• **PROBLEM STATEMENT**: Set the data down again, exactly as it reads, but without the pictures.

»»

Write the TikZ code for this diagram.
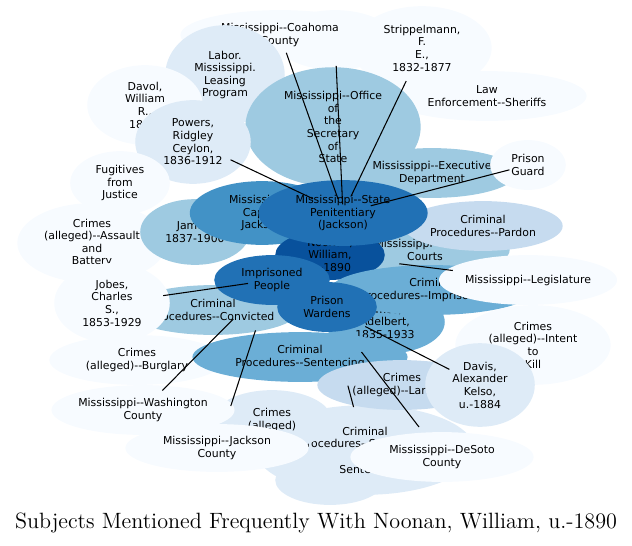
\documentclass[tikz,border=0pt]{standalone}
\usepackage{fontspec}
\setsansfont{DejaVu Sans}[Ligatures=TeXOff]
\usetikzlibrary{shapes.geometric,calc}
\definecolor{b1}{HTML}{F7FBFF}
\definecolor{b2}{HTML}{DEEBF7}
\definecolor{b3}{HTML}{C6DBEF}
\definecolor{b4}{HTML}{9ECAE1}
\definecolor{b5}{HTML}{6BAED6}
\definecolor{b6}{HTML}{4292C6}
\definecolor{b7}{HTML}{2171B5}
\definecolor{b8}{HTML}{08519C}

\begin{document}
\begin{tikzpicture}[x=0.02cm,y=-0.02cm,
    bub/.style={ellipse,inner sep=0pt,align=center,font=\sffamily\fontsize{6.2}{7.2}\selectfont},
    sz/.style 2 args={minimum width=#1*0.5669pt,minimum height=#2*0.5669pt},
    link/.style={black,line width=0.6pt}
]
\useasboundingbox (0,0) rectangle (632,545);

% === Back bubbles ===
\node[bub,fill=b1,sz={120}{60}] (secret) at (335,40) {Secret};
\node[bub,fill=b1,sz={200}{50}] (coahoma) at (280,35) {Mississippi--Coahoma\\County};
\node[bub,fill=b2,sz={120}{100}] (labor) at (225,75) {Labor.\\Mississippi.\\Leasing\\Program};
\node[bub,fill=b1,sz={116}{80}] (davol) at (145,105) {Davol,\\William\\R.,\\1830-};
\node[bub,fill=b1,sz={140}{84}] (strip) at (422,48) {Strippelmann,\\F.\\E.,\\1832-1877};
\node[bub,fill=b1,sz={200}{50}] (sheriffs) at (487,96) {Law\\Enforcement--Sheriffs};
\node[bub,fill=b4,sz={176}{120}] (office) at (333,127) {Mississippi--Office\\of\\the\\Secretary\\of\\State};
\node[bub,fill=b2,sz={116}{84}] (powers) at (193,142) {Powers,\\Ridgley\\Ceylon,\\1836-1912};
\node[bub,fill=b1,sz={100}{64}] (fugitives) at (120,183) {Fugitives\\from\\Justice};
\node[bub,fill=b1,sz={150}{80}] (assault) at (92,243) {Crimes\\(alleged)--Assault\\and\\Battery};
\node[bub,fill=b4,sz={170}{50}] (exec) at (432,173) {Mississippi--Executive\\Department};
\node[bub,fill=b1,sz={76}{50}] (guard) at (528,165) {Prison\\Guard};
\node[bub,fill=b4,sz={170}{52}] (circuit) at (425,250) {Mississippi--Circuit\\Courts};
\node[bub,fill=b3,sz={160}{50}] (pardon) at (483,226) {Criminal\\Procedures--Pardon};
\node[bub,fill=b4,sz={110}{66}] (james) at (195,232) {James,\\1837-1900};
\node[bub,fill=b6,sz={145}{64}] (capitol) at (262,213) {Mississippi--\\Capitol\\Jackson};
\node[bub,fill=b8,sz={110}{50}] (noonan) at (330,255) {Noonan,\\William,\\u.-1890};
\node[bub,fill=b7,sz={170}{66}] (pen) at (343,213) {Mississippi--State\\Penitentiary\\(Jackson)};
\node[bub,fill=b4,sz={150}{50}] (convicted) at (213,310) {Criminal\\Procedures--Convicted};
\node[bub,fill=b1,sz={116}{80}] (jobes) at (112,303) {Jobes,\\Charles\\S.,\\1853-1929};
\node[bub,fill=b5,sz={120}{64}] (ames) at (385,322) {Ames,\\Adelbert,\\1835-1933};
\node[bub,fill=b5,sz={170}{50}] (imprison) at (432,290) {Criminal\\Procedures--Imprisonment};
\node[bub,fill=b1,sz={172}{50}] (legis) at (528,280) {Mississippi--Legislature};
\node[bub,fill=b7,sz={116}{50}] (people) at (272,280) {Imprisoned\\People};
\node[bub,fill=b7,sz={100}{50}] (wardens) at (327,307) {Prison\\Wardens};
\node[bub,fill=b1,sz={156}{80}] (intent) at (533,345) {Crimes\\(alleged)--Intent\\to\\Kill};
\node[bub,fill=b1,sz={176}{50}] (burglary) at (137,360) {Crimes\\(alleged)--Burglary};
\node[bub,fill=b2,sz={110}{50}] (small) at (330,480) {};
\node[bub,fill=b2,sz={220}{90}] (sentence) at (365,450) {Criminal\\Procedures--Suspended\\\\Sentence};
\node[bub,fill=b2,sz={120}{60}] (alleged) at (272,420) {Crimes\\(alleged)};
\node[bub,fill=b5,sz={216}{50}] (sentencing) at (300,357) {Criminal\\Procedures--Sentencing};
\node[bub,fill=b3,sz={170}{50}] (larceny) at (402,385) {Crimes\\(alleged)--Larceny};
\node[bub,fill=b2,sz={110}{84}] (davis) at (480,385) {Davis,\\Alexander\\Kelso,\\u.-1884};
\node[bub,fill=b1,sz={170}{50}] (washington) at (143,410) {Mississippi--Washington\\County};
\node[bub,fill=b1,sz={184}{48}] (jackson) at (217,448) {Mississippi--Jackson\\County};
\node[bub,fill=b1,sz={184}{50}] (desoto) at (442,457) {Mississippi--DeSoto\\County};

% === Links ===
\foreach \src/\dst/\a/\b in {pen/coahoma/.08/.9, pen/secret/.05/.85, pen/strip/.1/.8,
    pen/powers/.2/.75, pen/guard/.15/.9, people/jobes/.15/.68, noonan/legis/.35/.62,
    wardens/davis/.25/.8, people/washington/.3/.85, people/jackson/.3/.75,
    wardens/desoto/.3/.8, wardens/sentence/.55/.7}
    \draw[link] ($(\src)!\a!(\dst)$) -- ($(\src)!\b!(\dst)$);

% === Title ===
\node[font=\fontsize{12.6}{15}\selectfont] (title) at (316,523) {Subjects Mentioned Frequently With Noonan, William, u.-1890};
\end{tikzpicture}
\end{document}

««

• **TASK ANSWER**:
Write the TikZ code for this diagram.
\documentclass[tikz,border=0pt]{standalone}
\usepackage{fontspec}
\setsansfont{DejaVu Sans}[Ligatures=TeXOff]
\usetikzlibrary{shapes.geometric,calc}
\definecolor{b1}{HTML}{F7FBFF}
\definecolor{b2}{HTML}{DEEBF7}
\definecolor{b3}{HTML}{C6DBEF}
\definecolor{b4}{HTML}{9ECAE1}
\definecolor{b5}{HTML}{6BAED6}
\definecolor{b6}{HTML}{4292C6}
\definecolor{b7}{HTML}{2171B5}
\definecolor{b8}{HTML}{08519C}

\begin{document}
\begin{tikzpicture}[x=0.02cm,y=-0.02cm,
    bub/.style={ellipse,inner sep=0pt,align=center,font=\sffamily\fontsize{6.2}{7.2}\selectfont},
    sz/.style 2 args={minimum width=#1*0.5669pt,minimum height=#2*0.5669pt},
    link/.style={black,line width=0.6pt}
]
\useasboundingbox (0,0) rectangle (632,545);

% === Back bubbles ===
\node[bub,fill=b1,sz={120}{60}] (secret) at (335,40) {Secret};
\node[bub,fill=b1,sz={200}{50}] (coahoma) at (280,35) {Mississippi--Coahoma\\County};
\node[bub,fill=b2,sz={120}{100}] (labor) at (225,75) {Labor.\\Mississippi.\\Leasing\\Program};
\node[bub,fill=b1,sz={116}{80}] (davol) at (145,105) {Davol,\\William\\R.,\\1830-};
\node[bub,fill=b1,sz={140}{84}] (strip) at (422,48) {Strippelmann,\\F.\\E.,\\1832-1877};
\node[bub,fill=b1,sz={200}{50}] (sheriffs) at (487,96) {Law\\Enforcement--Sheriffs};
\node[bub,fill=b4,sz={176}{120}] (office) at (333,127) {Mississippi--Office\\of\\the\\Secretary\\of\\State};
\node[bub,fill=b2,sz={116}{84}] (powers) at (193,142) {Powers,\\Ridgley\\Ceylon,\\1836-1912};
\node[bub,fill=b1,sz={100}{64}] (fugitives) at (120,183) {Fugitives\\from\\Justice};
\node[bub,fill=b1,sz={150}{80}] (assault) at (92,243) {Crimes\\(alleged)--Assault\\and\\Battery};
\node[bub,fill=b4,sz={170}{50}] (exec) at (432,173) {Mississippi--Executive\\Department};
\node[bub,fill=b1,sz={76}{50}] (guard) at (528,165) {Prison\\Guard};
\node[bub,fill=b4,sz={170}{52}] (circuit) at (425,250) {Mississippi--Circuit\\Courts};
\node[bub,fill=b3,sz={160}{50}] (pardon) at (483,226) {Criminal\\Procedures--Pardon};
\node[bub,fill=b4,sz={110}{66}] (james) at (195,232) {James,\\1837-1900};
\node[bub,fill=b6,sz={145}{64}] (capitol) at (262,213) {Mississippi--\\Capitol\\Jackson};
\node[bub,fill=b8,sz={110}{50}] (noonan) at (330,255) {Noonan,\\William,\\u.-1890};
\node[bub,fill=b7,sz={170}{66}] (pen) at (343,213) {Mississippi--State\\Penitentiary\\(Jackson)};
\node[bub,fill=b4,sz={150}{50}] (convicted) at (213,310) {Criminal\\Procedures--Convicted};
\node[bub,fill=b1,sz={116}{80}] (jobes) at (112,303) {Jobes,\\Charles\\S.,\\1853-1929};
\node[bub,fill=b5,sz={120}{64}] (ames) at (385,322) {Ames,\\Adelbert,\\1835-1933};
\node[bub,fill=b5,sz={170}{50}] (imprison) at (432,290) {Criminal\\Procedures--Imprisonment};
\node[bub,fill=b1,sz={172}{50}] (legis) at (528,280) {Mississippi--Legislature};
\node[bub,fill=b7,sz={116}{50}] (people) at (272,280) {Imprisoned\\People};
\node[bub,fill=b7,sz={100}{50}] (wardens) at (327,307) {Prison\\Wardens};
\node[bub,fill=b1,sz={156}{80}] (intent) at (533,345) {Crimes\\(alleged)--Intent\\to\\Kill};
\node[bub,fill=b1,sz={176}{50}] (burglary) at (137,360) {Crimes\\(alleged)--Burglary};
\node[bub,fill=b2,sz={110}{50}] (small) at (330,480) {};
\node[bub,fill=b2,sz={220}{90}] (sentence) at (365,450) {Criminal\\Procedures--Suspended\\\\Sentence};
\node[bub,fill=b2,sz={120}{60}] (alleged) at (272,420) {Crimes\\(alleged)};
\node[bub,fill=b5,sz={216}{50}] (sentencing) at (300,357) {Criminal\\Procedures--Sentencing};
\node[bub,fill=b3,sz={170}{50}] (larceny) at (402,385) {Crimes\\(alleged)--Larceny};
\node[bub,fill=b2,sz={110}{84}] (davis) at (480,385) {Davis,\\Alexander\\Kelso,\\u.-1884};
\node[bub,fill=b1,sz={170}{50}] (washington) at (143,410) {Mississippi--Washington\\County};
\node[bub,fill=b1,sz={184}{48}] (jackson) at (217,448) {Mississippi--Jackson\\County};
\node[bub,fill=b1,sz={184}{50}] (desoto) at (442,457) {Mississippi--DeSoto\\County};

% === Links ===
\foreach \src/\dst/\a/\b in {pen/coahoma/.08/.9, pen/secret/.05/.85, pen/strip/.1/.8,
    pen/powers/.2/.75, pen/guard/.15/.9, people/jobes/.15/.68, noonan/legis/.35/.62,
    wardens/davis/.25/.8, people/washington/.3/.85, people/jackson/.3/.75,
    wardens/desoto/.3/.8, wardens/sentence/.55/.7}
    \draw[link] ($(\src)!\a!(\dst)$) -- ($(\src)!\b!(\dst)$);

% === Title ===
\node[font=\fontsize{12.6}{15}\selectfont] (title) at (316,523) {Subjects Mentioned Frequently With Noonan, William, u.-1890};
\end{tikzpicture}
\end{document}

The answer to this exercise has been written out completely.